Boggs led off the bottom of the inning with a double, and Evans singled him to third. Bob Stoddard then replaced Stanton and retired Rice and Armas. Easler walked to load the bases, and Stoddard was pulled for Paul Mirabella. Buckner greeted the newcomer with a double, scoring Boggs and Evans to tie the game; Easler tried for home as well, but was thrown out to move the game into an eleventh inning.
Despite his initial ineffectiveness, Stanley remained on the mound in the top of the eleventh. He redeemed himself a bit, allowing a Davis single but coaxing a double play from Cowens. Mirabella retired Gedman to start the bottom of the inning; Jurak then reached second an error by Bonnell (who had moved from left to third an inning earlier). Hoffman drew a walk, and Boggs reached on a Davis miscue, but Jurak was thrown out attempting to score on the play. That brought Evans to the plate with two outs and runners on the corners. The Mariners summoned Ed Nunez for the at bat, and Evans scoffed at the platoon advantage, launching a three-run walkoff homer.

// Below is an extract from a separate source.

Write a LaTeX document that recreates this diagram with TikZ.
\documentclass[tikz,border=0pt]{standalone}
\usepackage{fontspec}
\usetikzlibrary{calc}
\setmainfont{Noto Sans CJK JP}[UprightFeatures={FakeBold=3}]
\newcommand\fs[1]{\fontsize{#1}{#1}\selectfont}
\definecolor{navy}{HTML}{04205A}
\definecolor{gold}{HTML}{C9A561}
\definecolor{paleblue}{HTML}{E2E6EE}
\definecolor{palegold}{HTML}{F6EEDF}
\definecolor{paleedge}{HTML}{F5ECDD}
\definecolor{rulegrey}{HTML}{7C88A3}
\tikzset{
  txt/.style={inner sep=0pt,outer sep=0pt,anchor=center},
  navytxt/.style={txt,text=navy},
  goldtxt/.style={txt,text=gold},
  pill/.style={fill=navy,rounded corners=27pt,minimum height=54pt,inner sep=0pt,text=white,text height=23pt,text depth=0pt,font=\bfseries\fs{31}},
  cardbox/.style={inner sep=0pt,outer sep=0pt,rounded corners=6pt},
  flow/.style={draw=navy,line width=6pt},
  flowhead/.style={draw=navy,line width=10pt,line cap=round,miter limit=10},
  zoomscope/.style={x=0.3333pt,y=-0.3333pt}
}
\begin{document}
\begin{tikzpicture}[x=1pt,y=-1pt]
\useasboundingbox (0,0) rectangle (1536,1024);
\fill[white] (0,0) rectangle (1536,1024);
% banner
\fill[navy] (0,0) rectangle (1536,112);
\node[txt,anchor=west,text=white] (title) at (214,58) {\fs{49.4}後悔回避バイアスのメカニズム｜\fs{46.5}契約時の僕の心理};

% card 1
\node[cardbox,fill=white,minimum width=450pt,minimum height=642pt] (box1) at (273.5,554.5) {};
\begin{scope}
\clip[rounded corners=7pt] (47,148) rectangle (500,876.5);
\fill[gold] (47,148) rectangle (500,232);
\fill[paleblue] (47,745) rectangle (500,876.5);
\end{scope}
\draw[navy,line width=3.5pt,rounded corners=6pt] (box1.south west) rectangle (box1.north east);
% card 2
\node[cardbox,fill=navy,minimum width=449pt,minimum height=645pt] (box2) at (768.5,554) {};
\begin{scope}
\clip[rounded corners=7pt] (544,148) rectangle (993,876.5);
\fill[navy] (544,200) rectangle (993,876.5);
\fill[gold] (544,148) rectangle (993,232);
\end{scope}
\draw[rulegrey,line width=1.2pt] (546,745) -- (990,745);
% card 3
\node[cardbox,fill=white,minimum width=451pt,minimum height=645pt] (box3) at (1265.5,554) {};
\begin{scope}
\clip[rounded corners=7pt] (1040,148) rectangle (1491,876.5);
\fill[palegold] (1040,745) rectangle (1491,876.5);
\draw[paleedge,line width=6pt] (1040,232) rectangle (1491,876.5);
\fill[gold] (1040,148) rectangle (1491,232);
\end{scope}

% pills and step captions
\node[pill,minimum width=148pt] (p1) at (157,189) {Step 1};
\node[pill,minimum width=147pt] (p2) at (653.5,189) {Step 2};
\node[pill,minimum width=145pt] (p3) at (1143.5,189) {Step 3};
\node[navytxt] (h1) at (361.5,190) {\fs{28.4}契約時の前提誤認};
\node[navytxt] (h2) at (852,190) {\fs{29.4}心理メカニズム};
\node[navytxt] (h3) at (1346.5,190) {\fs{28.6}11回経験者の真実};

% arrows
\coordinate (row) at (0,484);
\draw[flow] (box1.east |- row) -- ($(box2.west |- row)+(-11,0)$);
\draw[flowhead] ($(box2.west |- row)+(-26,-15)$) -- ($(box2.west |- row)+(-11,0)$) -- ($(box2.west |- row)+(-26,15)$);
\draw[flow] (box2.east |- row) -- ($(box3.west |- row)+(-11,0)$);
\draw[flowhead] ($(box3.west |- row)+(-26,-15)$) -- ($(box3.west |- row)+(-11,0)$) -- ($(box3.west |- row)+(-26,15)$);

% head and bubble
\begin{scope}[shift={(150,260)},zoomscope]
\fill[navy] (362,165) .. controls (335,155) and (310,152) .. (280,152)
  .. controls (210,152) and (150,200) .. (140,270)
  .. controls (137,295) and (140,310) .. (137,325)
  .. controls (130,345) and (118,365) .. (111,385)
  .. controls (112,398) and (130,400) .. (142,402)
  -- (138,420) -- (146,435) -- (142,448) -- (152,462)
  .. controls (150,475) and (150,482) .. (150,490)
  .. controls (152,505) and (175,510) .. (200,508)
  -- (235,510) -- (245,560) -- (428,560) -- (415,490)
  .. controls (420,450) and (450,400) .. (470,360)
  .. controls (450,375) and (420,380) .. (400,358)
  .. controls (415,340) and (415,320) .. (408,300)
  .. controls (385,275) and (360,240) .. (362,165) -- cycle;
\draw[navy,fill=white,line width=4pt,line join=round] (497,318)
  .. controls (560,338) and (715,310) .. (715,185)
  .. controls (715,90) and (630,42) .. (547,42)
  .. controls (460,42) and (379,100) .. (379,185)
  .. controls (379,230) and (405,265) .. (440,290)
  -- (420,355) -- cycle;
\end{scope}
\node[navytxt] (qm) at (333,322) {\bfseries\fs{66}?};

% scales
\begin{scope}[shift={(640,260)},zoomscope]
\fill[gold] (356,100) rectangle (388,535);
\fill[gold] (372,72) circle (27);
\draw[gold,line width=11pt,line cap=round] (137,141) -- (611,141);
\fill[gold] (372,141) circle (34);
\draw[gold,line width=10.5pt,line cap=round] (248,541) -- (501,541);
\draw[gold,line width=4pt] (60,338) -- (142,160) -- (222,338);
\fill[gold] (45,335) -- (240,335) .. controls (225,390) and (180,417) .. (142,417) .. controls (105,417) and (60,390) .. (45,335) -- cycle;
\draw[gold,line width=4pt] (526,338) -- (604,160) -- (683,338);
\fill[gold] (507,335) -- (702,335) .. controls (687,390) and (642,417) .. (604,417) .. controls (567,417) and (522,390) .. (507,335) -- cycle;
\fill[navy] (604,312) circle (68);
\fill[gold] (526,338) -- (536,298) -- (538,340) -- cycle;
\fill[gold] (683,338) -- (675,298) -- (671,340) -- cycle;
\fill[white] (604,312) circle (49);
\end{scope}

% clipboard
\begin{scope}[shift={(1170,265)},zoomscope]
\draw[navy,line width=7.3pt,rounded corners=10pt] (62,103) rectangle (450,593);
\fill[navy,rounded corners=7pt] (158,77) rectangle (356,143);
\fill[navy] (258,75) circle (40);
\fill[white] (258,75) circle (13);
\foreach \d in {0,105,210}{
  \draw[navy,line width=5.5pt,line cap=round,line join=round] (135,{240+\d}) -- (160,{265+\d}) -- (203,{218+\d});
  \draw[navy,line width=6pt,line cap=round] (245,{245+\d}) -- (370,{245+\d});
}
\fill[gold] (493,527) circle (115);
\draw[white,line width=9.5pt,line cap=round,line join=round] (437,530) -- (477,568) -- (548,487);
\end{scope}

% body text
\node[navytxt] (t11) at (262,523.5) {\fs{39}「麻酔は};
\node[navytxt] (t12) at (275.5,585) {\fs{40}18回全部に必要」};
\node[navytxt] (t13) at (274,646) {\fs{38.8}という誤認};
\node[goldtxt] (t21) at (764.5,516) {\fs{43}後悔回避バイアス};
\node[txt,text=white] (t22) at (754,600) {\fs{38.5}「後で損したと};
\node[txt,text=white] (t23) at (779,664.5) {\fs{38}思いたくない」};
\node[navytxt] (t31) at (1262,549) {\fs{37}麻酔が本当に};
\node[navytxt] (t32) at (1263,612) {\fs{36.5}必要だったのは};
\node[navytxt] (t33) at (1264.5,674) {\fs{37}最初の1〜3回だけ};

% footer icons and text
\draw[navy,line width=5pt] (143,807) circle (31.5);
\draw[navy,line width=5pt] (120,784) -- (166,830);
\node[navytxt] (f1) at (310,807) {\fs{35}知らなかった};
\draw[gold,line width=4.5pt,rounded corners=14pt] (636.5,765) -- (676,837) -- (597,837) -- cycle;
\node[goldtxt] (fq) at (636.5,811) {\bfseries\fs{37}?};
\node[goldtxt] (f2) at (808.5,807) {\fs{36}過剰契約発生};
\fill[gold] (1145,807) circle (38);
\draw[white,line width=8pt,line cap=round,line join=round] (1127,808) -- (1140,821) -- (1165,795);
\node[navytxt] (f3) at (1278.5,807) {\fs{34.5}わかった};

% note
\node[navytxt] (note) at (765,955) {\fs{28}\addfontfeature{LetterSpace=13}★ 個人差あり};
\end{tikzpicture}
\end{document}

This game... I mean, holy cow. The teams traded the lead relentlessly in the late innings, with the Mariners jumping ahead 4-2 in the eighth, the Sox getting a run in the eighth and another in the ninth to tie, the Mariners picking up two more in the tenth and the Sox tying it again before winning in the eleventh. The teams loaded the bases in seven separate innings, including five in a row from the bottom of the eighth through the bottom of the tenth. Boston had the winning run thrown out at home in back-to-back extra innings.
And you can argue that none of the above qualifies as the game's most distinctive feature, because Dwight Evans's walkoff homer completed a cycle for him. According to the first comment in this Baseball-Reference post, it was only the fourth cycle in baseball history to feature a walkoff homer (Carlos Gonzalez added a fifth in 2010).
The game scores a WPL of 7.18, the sixth-highest of 1984 so far and the highest of any game 11 innings or shorter in my ever-expanding database (passing this game, which is rather better-known). And given the multiple runners thrown out at the plate and the walkoff cycle, you can argue that it's being underrated.